● **PROBLEM TO SOLVE**: Repeat the material exactly from its first line to the line that includes "ytick_vals = [0, 20, 40, 60]". Skip pictures.

● **DATASET CONTENT**:
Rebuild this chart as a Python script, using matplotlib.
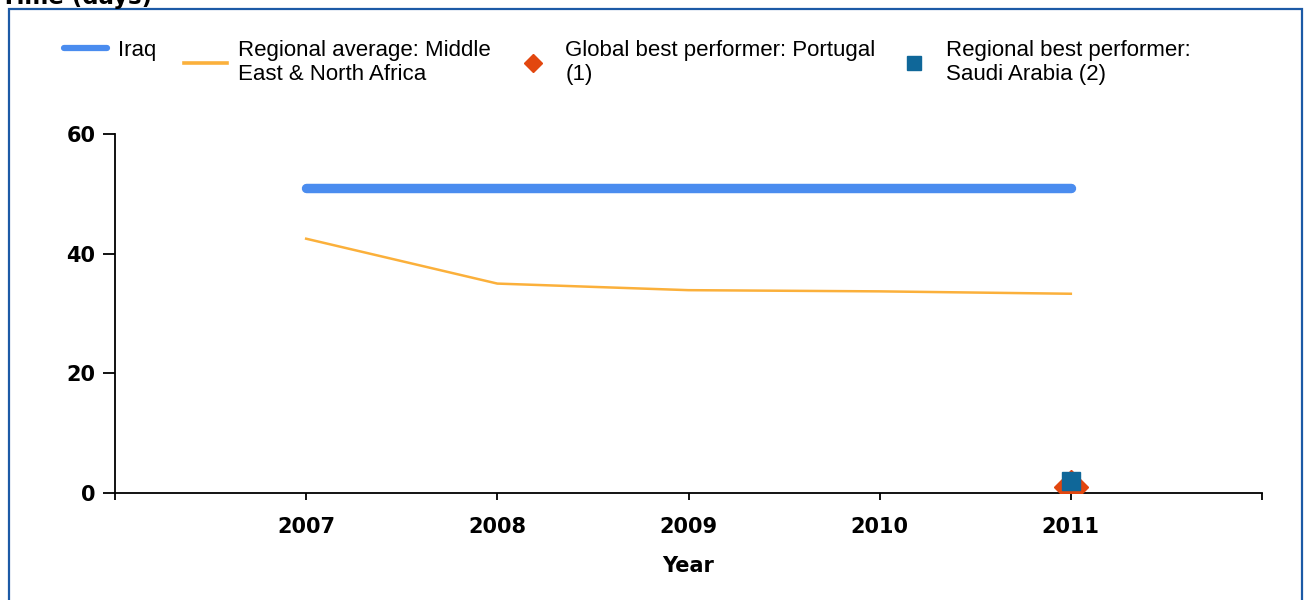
import matplotlib
matplotlib.use("Agg")
import matplotlib.pyplot as plt
from matplotlib.patches import Rectangle

years = [2007, 2008, 2009, 2010, 2011]
iraq = [51, 51, 51, 51, 51]
regional_avg = [42.5, 35.0, 33.9, 33.7, 33.3]
global_best_year = [2011]
global_best = [1]
regional_best_year = [2011]
regional_best = [2]

labels = ["Iraq",
          "Regional average: Middle\nEast & North Africa",
          "Global best performer: Portugal\n(1)",
          "Regional best performer:\nSaudi Arabia (2)"]
xtick_vals = [2006, 2007, 2008, 2009, 2010, 2011, 2012]
xtick_labels = ["", "2007", "2008", "2009", "2010", "2011", ""]
ytick_vals = [0, 20, 40, 60]

W, H = 1304, 600
fig = plt.figure(figsize=(W / 100, H / 100), dpi=100)
ax = fig.add_axes([115 / W, 107 / H, 1147 / W, 359 / H])

tick_font = dict(family="DejaVu Sans", weight="bold", size=15)

l1, = ax.plot(years, iraq, color="#4a8cef", lw=6.8, solid_capstyle="round", zorder=3)
l2, = ax.plot(years, regional_avg, color="#fbb03b", lw=1.8, zorder=3)
l3, = ax.plot(global_best_year, global_best, linestyle="none", marker="D",
              color="#e2470f", markersize=17, zorder=4)
l4, = ax.plot(regional_best_year, regional_best, linestyle="none", marker="s",
              color="#0f6799", markersize=13.5, zorder=5)

ax.set_xlim(2006, 2012)
ax.set_ylim(0, 60)
ax.set_xticks(xtick_vals)
ax.set_xticklabels(xtick_labels, **tick_font)
ax.set_yticks(ytick_vals)
ax.set_yticklabels([str(v) for v in ytick_vals], **tick_font)
ax.tick_params(axis="y", direction="out", length=9, width=1.3, pad=5)
ax.tick_params(axis="x", direction="out", length=5, width=1.3, pad=12)
for s in ["top", "right"]:
    ax.spines[s].set_visible(False)
for s in ["left", "bottom"]:
    ax.spines[s].set_linewidth(1.3)
ax.set_xlabel("Year", fontdict=tick_font, labelpad=14)

# legends, one per entry
leg_x = [64, 184, 511, 892]
handles = [l1, l2, l3, l4]
fs = 16
msizes = [None, None, 9.5, 10]
lwidths = [4.5, 2.6, None, None]
for i, (h, lab, x0) in enumerate(zip(handles, labels, leg_x)):
    lg = fig.legend([h], [lab], loc="upper left",
                    bbox_to_anchor=(x0 / W, 1 - 40 / H),
                    bbox_transform=fig.transFigure, frameon=False,
                    borderpad=0, borderaxespad=0, handlelength=1.94,
                    handletextpad=0.5, prop=dict(family="Liberation Sans", size=fs))
    for lh in lg.legend_handles:
        if msizes[i] is not None:
            lh.set_markersize(msizes[i])
        if lwidths[i] is not None:
            lh.set_linewidth(lwidths[i])

# outer border
fig.patches.append(Rectangle((9 / W, -0.05), (1302 - 9) / W, (1 - 8.5 / H) + 0.05,
                             transform=fig.transFigure, fill=False,
                             edgecolor="#1c5aa6", linewidth=1.6))
fig.text(1 / W, 1 - 4 / H, "Time (days)", family="DejaVu Sans", weight="bold",
         size=16.5, va="baseline", ha="left")

fig.savefig("out.png", dpi=100)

● **SOLUTION FOR THIS PROBLEM**:
Rebuild this chart as a Python script, using matplotlib.
import matplotlib
matplotlib.use("Agg")
import matplotlib.pyplot as plt
from matplotlib.patches import Rectangle

years = [2007, 2008, 2009, 2010, 2011]
iraq = [51, 51, 51, 51, 51]
regional_avg = [42.5, 35.0, 33.9, 33.7, 33.3]
global_best_year = [2011]
global_best = [1]
regional_best_year = [2011]
regional_best = [2]

labels = ["Iraq",
          "Regional average: Middle\nEast & North Africa",
          "Global best performer: Portugal\n(1)",
          "Regional best performer:\nSaudi Arabia (2)"]
xtick_vals = [2006, 2007, 2008, 2009, 2010, 2011, 2012]
xtick_labels = ["", "2007", "2008", "2009", "2010", "2011", ""]
ytick_vals = [0, 20, 40, 60]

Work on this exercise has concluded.